PROBLEM DESCRIPTION:
Everything from the first line of the data through the line with "inner sep=0pt] (BeltL)" is to be echoed exactly, minus the pictures.

++++ SUPPLIED INFORMATION

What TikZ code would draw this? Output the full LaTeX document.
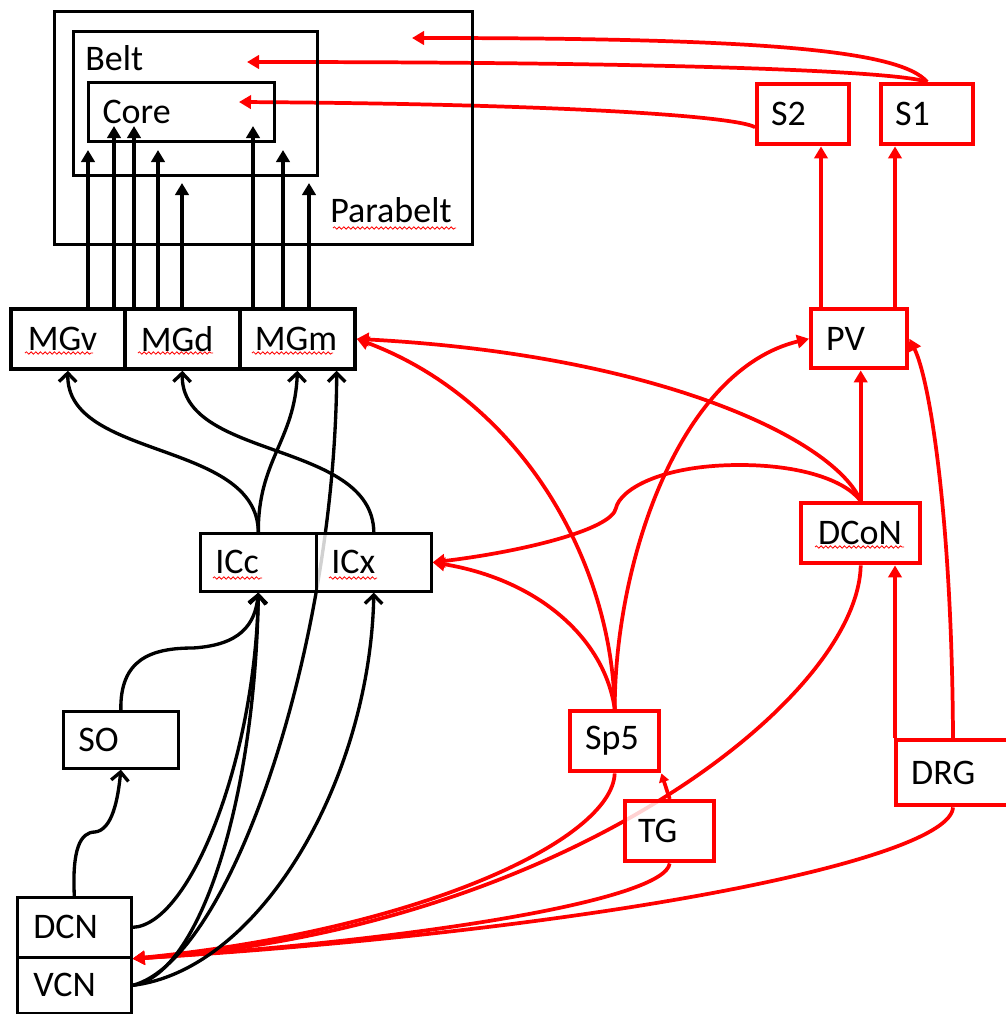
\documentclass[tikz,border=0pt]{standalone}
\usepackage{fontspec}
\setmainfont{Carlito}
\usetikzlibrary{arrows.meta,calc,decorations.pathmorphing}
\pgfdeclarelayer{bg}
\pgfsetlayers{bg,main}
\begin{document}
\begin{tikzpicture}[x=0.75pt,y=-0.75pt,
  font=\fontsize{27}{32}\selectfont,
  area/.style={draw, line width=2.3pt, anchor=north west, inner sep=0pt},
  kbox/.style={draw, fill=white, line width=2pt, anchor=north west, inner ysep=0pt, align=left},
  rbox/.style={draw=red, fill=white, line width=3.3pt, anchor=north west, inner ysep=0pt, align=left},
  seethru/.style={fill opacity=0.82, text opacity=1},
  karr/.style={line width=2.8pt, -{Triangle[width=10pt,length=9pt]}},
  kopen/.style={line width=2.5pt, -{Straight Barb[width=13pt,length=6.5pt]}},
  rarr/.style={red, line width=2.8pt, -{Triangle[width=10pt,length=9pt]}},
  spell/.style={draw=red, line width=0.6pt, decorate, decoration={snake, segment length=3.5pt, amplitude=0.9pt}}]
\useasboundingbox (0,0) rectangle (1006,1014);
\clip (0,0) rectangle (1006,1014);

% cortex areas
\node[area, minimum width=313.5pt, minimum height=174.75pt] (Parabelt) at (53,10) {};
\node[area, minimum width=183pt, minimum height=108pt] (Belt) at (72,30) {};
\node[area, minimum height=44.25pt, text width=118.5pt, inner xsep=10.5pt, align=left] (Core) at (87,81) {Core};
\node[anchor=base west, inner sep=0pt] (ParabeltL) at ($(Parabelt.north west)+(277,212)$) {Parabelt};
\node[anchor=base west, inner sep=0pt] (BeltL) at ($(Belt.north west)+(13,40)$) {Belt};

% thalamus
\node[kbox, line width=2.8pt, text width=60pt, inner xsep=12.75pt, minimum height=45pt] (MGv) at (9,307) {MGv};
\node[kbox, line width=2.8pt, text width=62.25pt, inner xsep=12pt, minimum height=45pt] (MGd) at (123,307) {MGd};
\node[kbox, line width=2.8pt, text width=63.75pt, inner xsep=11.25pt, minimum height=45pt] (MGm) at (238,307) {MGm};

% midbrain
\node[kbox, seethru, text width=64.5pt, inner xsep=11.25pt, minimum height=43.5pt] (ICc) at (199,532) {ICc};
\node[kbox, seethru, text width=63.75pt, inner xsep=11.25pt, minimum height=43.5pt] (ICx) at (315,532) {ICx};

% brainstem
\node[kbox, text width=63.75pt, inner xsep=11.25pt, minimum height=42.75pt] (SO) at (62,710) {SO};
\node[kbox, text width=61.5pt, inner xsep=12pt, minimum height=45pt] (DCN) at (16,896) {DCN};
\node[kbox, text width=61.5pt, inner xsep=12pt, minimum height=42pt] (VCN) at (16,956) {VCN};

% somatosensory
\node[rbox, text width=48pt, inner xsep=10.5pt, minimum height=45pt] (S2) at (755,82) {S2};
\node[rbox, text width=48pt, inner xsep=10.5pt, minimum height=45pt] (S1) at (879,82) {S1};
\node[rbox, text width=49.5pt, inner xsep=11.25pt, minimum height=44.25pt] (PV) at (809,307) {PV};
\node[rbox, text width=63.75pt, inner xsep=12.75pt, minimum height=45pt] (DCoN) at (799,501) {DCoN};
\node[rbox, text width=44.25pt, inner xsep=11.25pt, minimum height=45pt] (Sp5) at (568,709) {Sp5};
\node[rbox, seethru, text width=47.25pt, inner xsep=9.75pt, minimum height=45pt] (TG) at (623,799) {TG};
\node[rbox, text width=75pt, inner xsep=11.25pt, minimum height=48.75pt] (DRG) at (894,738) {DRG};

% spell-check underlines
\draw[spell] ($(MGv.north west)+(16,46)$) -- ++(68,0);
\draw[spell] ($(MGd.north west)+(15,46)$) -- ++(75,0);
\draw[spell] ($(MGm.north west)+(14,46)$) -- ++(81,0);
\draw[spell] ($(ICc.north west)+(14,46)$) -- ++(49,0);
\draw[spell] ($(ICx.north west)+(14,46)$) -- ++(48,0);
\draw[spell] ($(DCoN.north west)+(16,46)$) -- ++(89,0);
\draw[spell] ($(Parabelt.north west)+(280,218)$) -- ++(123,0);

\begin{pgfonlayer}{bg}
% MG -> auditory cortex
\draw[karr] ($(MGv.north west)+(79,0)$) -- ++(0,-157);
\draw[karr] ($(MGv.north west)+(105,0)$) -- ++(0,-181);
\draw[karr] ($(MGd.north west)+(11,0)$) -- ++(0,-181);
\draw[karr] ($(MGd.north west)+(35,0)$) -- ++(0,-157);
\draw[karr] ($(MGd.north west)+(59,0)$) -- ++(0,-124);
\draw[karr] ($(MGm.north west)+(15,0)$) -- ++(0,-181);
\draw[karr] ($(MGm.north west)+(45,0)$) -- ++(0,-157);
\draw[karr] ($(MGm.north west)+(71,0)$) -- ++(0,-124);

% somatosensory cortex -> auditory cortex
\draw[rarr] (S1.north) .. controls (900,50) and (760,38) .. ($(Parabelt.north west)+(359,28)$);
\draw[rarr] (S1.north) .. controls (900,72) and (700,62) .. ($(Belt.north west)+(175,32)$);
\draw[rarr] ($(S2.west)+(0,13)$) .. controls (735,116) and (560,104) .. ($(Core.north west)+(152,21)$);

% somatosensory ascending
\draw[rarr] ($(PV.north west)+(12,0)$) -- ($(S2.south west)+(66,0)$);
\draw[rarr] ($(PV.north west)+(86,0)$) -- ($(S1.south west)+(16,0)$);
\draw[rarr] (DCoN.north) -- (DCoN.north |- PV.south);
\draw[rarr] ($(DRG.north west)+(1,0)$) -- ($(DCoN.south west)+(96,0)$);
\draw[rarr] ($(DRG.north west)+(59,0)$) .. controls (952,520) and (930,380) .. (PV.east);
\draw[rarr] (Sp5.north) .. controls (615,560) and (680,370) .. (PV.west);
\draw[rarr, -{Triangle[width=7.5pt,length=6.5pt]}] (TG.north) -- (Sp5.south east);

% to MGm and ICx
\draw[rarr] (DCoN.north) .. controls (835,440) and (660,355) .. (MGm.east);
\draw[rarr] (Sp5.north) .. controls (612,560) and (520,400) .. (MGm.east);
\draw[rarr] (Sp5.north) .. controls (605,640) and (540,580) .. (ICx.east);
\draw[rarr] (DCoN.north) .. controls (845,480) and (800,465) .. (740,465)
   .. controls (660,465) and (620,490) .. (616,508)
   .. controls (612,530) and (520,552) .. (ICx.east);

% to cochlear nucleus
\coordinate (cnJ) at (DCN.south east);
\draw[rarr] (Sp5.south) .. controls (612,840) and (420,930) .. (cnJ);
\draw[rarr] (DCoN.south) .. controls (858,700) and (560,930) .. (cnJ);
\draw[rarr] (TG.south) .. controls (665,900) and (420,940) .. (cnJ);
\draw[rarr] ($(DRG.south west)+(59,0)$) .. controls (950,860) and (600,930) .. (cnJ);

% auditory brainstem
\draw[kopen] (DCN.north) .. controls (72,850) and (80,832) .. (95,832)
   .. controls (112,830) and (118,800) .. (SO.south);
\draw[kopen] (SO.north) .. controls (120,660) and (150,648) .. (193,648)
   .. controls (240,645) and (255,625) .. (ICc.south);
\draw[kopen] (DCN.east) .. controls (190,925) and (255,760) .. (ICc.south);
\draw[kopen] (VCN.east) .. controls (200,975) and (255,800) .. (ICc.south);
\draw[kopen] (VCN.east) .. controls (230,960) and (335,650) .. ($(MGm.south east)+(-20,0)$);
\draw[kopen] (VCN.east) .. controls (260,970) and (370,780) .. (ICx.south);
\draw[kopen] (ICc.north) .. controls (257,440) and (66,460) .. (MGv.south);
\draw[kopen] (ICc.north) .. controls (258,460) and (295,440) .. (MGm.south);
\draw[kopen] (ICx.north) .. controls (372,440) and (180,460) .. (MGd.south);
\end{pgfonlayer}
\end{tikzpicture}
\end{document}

++++++++

ANSWER TO THE PROBLEM:
What TikZ code would draw this? Output the full LaTeX document.
\documentclass[tikz,border=0pt]{standalone}
\usepackage{fontspec}
\setmainfont{Carlito}
\usetikzlibrary{arrows.meta,calc,decorations.pathmorphing}
\pgfdeclarelayer{bg}
\pgfsetlayers{bg,main}
\begin{document}
\begin{tikzpicture}[x=0.75pt,y=-0.75pt,
  font=\fontsize{27}{32}\selectfont,
  area/.style={draw, line width=2.3pt, anchor=north west, inner sep=0pt},
  kbox/.style={draw, fill=white, line width=2pt, anchor=north west, inner ysep=0pt, align=left},
  rbox/.style={draw=red, fill=white, line width=3.3pt, anchor=north west, inner ysep=0pt, align=left},
  seethru/.style={fill opacity=0.82, text opacity=1},
  karr/.style={line width=2.8pt, -{Triangle[width=10pt,length=9pt]}},
  kopen/.style={line width=2.5pt, -{Straight Barb[width=13pt,length=6.5pt]}},
  rarr/.style={red, line width=2.8pt, -{Triangle[width=10pt,length=9pt]}},
  spell/.style={draw=red, line width=0.6pt, decorate, decoration={snake, segment length=3.5pt, amplitude=0.9pt}}]
\useasboundingbox (0,0) rectangle (1006,1014);
\clip (0,0) rectangle (1006,1014);

% cortex areas
\node[area, minimum width=313.5pt, minimum height=174.75pt] (Parabelt) at (53,10) {};
\node[area, minimum width=183pt, minimum height=108pt] (Belt) at (72,30) {};
\node[area, minimum height=44.25pt, text width=118.5pt, inner xsep=10.5pt, align=left] (Core) at (87,81) {Core};
\node[anchor=base west, inner sep=0pt] (ParabeltL) at ($(Parabelt.north west)+(277,212)$) {Parabelt};
\node[anchor=base west, inner sep=0pt] (BeltL) at ($(Belt.north west)+(13,40)$) {Belt};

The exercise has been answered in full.